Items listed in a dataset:
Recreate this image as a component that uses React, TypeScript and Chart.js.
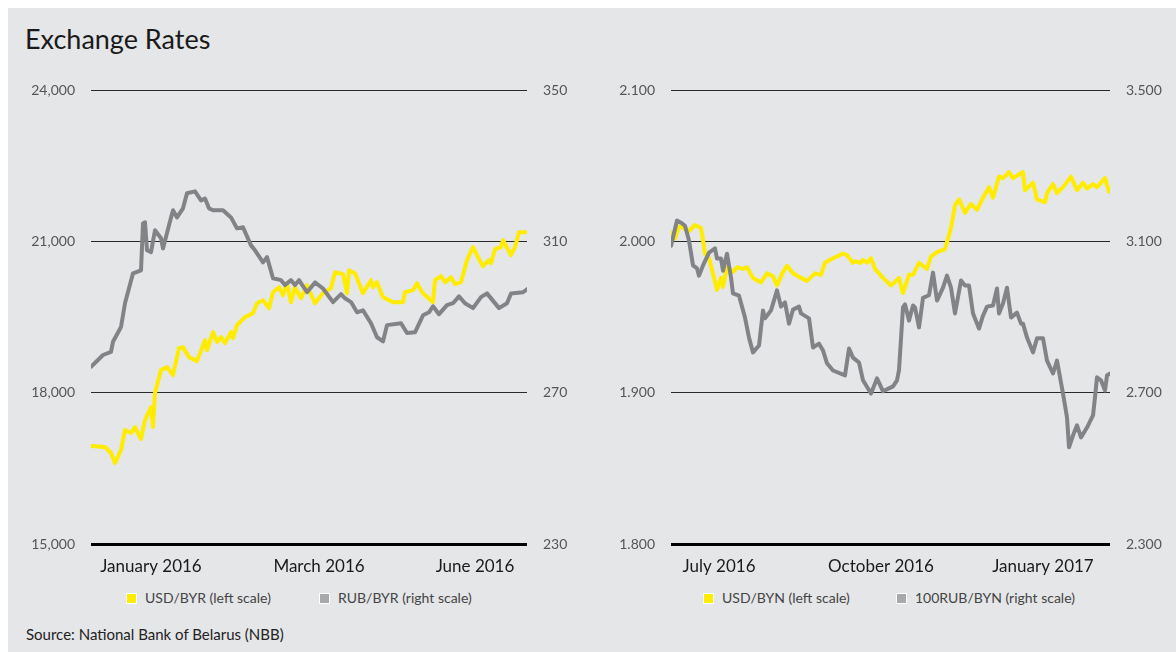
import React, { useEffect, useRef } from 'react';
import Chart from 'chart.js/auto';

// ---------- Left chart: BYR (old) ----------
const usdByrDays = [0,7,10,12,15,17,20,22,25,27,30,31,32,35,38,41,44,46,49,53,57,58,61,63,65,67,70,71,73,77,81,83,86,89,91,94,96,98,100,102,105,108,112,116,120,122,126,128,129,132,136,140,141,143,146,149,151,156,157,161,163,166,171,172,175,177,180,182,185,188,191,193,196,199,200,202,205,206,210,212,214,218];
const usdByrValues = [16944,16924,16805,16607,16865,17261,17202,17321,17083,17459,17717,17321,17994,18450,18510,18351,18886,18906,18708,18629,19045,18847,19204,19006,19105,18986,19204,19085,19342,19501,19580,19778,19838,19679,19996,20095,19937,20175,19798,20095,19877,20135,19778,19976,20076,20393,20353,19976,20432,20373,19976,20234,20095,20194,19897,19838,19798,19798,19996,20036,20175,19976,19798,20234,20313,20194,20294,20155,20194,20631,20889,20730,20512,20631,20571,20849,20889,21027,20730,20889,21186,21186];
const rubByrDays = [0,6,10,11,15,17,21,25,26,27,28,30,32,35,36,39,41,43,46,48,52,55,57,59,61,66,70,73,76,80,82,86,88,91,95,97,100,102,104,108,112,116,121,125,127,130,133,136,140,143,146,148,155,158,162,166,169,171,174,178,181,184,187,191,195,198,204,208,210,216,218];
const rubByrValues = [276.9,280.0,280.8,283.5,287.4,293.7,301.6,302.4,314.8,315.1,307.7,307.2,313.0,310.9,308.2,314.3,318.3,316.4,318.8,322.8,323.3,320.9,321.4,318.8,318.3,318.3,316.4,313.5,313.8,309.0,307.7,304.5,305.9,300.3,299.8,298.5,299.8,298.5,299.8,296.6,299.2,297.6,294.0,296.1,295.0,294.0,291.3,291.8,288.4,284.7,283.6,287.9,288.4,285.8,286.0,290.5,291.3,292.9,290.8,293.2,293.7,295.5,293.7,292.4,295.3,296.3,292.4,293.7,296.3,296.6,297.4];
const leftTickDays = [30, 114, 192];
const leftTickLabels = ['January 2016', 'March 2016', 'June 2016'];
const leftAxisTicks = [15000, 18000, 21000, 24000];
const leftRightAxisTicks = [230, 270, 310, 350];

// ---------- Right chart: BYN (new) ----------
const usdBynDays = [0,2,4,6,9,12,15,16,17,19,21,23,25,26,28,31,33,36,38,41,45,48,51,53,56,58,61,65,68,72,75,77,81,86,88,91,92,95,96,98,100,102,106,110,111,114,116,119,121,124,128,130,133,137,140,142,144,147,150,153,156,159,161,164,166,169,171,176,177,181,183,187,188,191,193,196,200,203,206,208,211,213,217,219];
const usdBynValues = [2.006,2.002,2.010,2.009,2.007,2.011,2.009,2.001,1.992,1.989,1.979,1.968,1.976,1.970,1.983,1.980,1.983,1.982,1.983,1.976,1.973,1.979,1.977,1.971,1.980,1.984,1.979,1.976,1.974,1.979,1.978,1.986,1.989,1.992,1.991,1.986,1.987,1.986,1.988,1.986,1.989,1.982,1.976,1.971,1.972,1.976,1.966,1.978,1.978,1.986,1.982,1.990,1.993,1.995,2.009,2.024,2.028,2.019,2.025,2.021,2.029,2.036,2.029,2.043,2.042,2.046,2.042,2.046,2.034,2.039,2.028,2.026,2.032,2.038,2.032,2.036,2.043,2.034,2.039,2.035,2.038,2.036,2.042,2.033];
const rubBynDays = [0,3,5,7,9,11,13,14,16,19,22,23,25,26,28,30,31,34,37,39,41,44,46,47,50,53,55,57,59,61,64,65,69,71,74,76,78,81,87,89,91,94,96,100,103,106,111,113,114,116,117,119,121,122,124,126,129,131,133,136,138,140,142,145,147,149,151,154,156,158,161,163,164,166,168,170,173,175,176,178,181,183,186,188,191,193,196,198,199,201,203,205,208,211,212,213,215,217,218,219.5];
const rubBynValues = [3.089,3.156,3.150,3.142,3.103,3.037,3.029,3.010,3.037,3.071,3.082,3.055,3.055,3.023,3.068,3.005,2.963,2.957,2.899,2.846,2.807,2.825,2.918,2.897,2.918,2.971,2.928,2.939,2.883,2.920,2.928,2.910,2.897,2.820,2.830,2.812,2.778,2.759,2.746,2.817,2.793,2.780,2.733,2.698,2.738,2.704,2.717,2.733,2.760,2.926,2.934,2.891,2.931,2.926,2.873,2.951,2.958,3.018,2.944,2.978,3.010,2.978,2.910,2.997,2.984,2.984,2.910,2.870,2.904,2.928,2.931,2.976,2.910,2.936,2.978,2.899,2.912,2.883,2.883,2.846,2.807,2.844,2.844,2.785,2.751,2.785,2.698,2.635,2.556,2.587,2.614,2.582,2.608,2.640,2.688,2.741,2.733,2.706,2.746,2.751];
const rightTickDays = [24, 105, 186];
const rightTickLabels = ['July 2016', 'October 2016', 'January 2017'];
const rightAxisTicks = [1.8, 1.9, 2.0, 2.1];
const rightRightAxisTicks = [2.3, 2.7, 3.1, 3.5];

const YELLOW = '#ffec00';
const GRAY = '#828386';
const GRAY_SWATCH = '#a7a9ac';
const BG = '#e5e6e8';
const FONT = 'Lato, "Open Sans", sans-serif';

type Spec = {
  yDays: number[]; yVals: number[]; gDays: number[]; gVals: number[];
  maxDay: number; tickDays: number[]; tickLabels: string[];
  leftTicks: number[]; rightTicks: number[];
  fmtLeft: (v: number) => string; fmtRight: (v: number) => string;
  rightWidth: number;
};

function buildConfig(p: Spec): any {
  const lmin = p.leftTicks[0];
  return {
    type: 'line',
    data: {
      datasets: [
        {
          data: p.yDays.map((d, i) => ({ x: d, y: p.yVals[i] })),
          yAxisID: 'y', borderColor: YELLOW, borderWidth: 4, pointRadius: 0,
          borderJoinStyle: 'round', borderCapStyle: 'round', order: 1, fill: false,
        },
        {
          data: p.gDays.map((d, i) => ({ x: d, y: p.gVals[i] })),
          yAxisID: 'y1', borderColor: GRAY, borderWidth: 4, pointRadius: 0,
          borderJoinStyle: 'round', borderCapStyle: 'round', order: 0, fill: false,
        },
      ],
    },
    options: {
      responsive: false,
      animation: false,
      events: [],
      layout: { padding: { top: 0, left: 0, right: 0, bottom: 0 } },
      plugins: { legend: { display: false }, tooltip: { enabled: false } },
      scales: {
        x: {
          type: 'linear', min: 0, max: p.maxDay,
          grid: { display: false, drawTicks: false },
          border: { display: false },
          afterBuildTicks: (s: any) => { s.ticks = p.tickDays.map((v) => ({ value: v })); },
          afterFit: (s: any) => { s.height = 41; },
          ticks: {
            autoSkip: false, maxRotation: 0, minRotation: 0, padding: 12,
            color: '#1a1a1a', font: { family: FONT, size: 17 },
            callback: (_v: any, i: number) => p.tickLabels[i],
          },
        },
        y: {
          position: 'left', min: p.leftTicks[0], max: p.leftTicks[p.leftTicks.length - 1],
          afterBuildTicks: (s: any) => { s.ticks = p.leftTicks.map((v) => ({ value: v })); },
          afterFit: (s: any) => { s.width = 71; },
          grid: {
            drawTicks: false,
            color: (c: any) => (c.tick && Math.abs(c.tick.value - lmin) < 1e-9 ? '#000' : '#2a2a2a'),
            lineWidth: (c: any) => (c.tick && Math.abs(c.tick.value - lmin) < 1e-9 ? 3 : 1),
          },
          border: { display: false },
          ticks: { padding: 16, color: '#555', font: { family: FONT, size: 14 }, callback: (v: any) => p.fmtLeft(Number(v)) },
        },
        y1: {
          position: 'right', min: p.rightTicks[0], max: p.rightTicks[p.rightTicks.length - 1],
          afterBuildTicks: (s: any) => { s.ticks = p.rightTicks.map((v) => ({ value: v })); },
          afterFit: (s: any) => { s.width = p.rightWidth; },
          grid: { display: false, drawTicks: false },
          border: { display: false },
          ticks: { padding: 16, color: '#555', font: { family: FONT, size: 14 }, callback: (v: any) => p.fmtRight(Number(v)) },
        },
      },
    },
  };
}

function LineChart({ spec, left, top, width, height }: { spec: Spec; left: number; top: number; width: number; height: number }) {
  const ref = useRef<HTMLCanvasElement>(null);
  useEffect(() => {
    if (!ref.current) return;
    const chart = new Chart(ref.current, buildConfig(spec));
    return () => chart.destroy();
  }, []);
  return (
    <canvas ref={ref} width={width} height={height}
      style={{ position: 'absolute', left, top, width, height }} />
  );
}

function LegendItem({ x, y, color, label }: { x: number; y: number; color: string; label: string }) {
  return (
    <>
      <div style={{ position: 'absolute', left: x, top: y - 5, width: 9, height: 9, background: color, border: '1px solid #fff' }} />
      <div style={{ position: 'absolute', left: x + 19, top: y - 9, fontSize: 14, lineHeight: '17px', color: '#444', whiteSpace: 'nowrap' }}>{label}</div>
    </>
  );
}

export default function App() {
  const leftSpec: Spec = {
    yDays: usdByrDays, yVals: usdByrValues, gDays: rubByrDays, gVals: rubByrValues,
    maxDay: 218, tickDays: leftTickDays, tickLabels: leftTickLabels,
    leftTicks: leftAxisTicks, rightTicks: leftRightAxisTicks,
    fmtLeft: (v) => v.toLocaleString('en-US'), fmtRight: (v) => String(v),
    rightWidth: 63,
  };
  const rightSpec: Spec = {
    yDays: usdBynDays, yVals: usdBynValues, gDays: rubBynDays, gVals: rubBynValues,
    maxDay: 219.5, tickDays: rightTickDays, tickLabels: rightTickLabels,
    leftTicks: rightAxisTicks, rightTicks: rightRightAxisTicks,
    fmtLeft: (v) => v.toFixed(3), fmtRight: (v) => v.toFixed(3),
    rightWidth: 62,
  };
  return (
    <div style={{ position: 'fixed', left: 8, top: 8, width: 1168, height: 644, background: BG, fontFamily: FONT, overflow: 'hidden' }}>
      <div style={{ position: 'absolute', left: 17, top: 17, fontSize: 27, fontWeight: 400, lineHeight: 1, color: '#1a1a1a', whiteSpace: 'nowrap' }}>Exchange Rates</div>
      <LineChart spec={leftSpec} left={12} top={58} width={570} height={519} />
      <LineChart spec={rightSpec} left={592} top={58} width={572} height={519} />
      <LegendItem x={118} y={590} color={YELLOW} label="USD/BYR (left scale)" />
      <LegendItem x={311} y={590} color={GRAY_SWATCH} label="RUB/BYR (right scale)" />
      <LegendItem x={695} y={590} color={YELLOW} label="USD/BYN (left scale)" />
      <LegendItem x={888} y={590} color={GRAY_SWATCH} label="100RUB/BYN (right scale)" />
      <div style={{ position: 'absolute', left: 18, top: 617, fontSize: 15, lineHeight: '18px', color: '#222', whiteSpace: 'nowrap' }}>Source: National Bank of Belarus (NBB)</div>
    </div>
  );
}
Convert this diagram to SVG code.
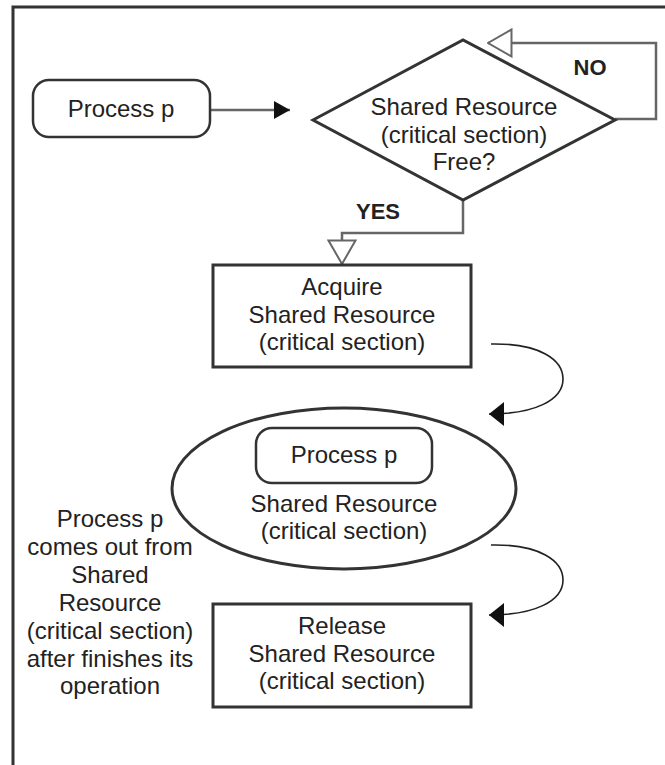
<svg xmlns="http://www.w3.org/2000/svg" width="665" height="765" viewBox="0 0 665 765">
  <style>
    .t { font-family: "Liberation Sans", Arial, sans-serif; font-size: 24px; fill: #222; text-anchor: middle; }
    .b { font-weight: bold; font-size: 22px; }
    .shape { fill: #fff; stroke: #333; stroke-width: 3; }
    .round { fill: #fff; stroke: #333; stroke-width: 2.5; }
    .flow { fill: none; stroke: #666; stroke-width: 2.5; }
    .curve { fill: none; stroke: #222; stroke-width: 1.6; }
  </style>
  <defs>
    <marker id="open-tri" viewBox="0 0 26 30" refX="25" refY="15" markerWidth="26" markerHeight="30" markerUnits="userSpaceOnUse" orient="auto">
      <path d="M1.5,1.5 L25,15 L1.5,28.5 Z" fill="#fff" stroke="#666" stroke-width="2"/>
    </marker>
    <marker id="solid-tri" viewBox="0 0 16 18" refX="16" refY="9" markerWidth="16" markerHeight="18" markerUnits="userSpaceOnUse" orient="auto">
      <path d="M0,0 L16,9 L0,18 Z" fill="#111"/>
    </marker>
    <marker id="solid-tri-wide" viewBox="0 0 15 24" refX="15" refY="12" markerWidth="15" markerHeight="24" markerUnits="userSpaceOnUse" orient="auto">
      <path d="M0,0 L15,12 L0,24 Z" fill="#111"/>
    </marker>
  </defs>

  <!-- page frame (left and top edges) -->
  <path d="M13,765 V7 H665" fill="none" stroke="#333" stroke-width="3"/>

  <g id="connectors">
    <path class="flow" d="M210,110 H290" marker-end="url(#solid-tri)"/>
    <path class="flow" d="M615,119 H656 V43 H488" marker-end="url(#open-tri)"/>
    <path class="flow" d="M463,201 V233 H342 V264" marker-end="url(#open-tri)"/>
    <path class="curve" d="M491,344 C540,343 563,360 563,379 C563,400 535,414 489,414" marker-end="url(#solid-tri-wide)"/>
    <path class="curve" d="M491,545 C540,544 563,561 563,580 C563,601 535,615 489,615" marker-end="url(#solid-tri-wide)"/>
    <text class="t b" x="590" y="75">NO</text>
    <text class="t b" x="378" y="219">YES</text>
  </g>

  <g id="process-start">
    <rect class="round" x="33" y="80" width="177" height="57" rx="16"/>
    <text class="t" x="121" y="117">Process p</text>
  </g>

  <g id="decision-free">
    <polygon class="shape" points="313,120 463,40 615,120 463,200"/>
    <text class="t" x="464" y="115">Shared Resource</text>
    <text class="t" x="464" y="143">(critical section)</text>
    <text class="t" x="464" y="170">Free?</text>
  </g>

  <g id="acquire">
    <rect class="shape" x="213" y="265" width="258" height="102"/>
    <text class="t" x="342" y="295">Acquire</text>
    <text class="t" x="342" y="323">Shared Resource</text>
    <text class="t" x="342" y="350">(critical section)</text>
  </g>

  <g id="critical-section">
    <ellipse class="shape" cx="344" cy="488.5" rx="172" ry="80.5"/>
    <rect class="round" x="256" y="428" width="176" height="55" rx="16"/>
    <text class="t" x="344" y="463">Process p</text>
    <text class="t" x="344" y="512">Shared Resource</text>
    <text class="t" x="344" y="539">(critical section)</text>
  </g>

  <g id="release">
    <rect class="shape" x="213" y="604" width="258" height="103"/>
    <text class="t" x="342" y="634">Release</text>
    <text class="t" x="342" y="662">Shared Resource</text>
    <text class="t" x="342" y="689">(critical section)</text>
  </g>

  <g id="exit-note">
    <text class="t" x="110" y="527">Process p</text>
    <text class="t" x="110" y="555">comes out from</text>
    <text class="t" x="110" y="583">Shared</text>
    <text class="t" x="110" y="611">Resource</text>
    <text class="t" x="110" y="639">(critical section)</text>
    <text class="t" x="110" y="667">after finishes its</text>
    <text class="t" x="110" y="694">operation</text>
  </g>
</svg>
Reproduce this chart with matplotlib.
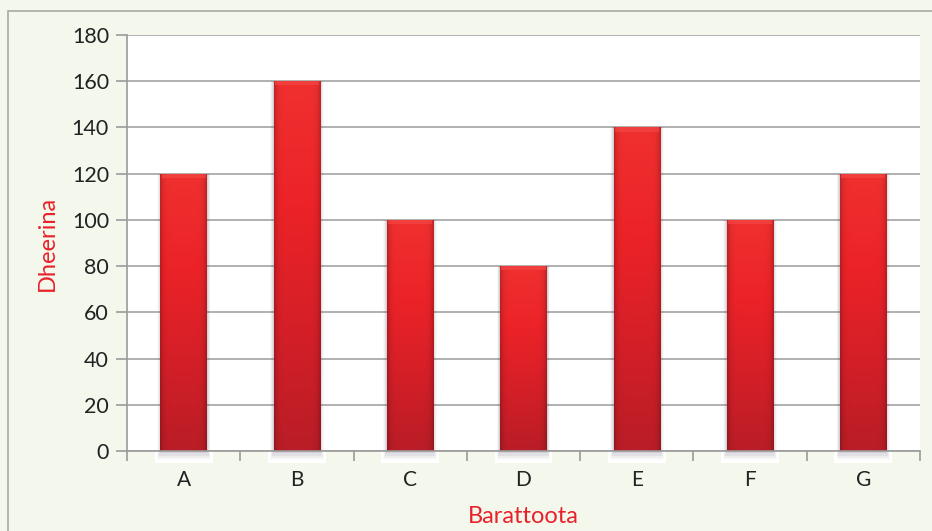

Task details — Copy each line above containing the string "this".

Solution below —
Recreate this image as a component that uses React, TypeScript and Chart.js.
Convert this diagram to SVG code.
Reproduce this chart with matplotlib.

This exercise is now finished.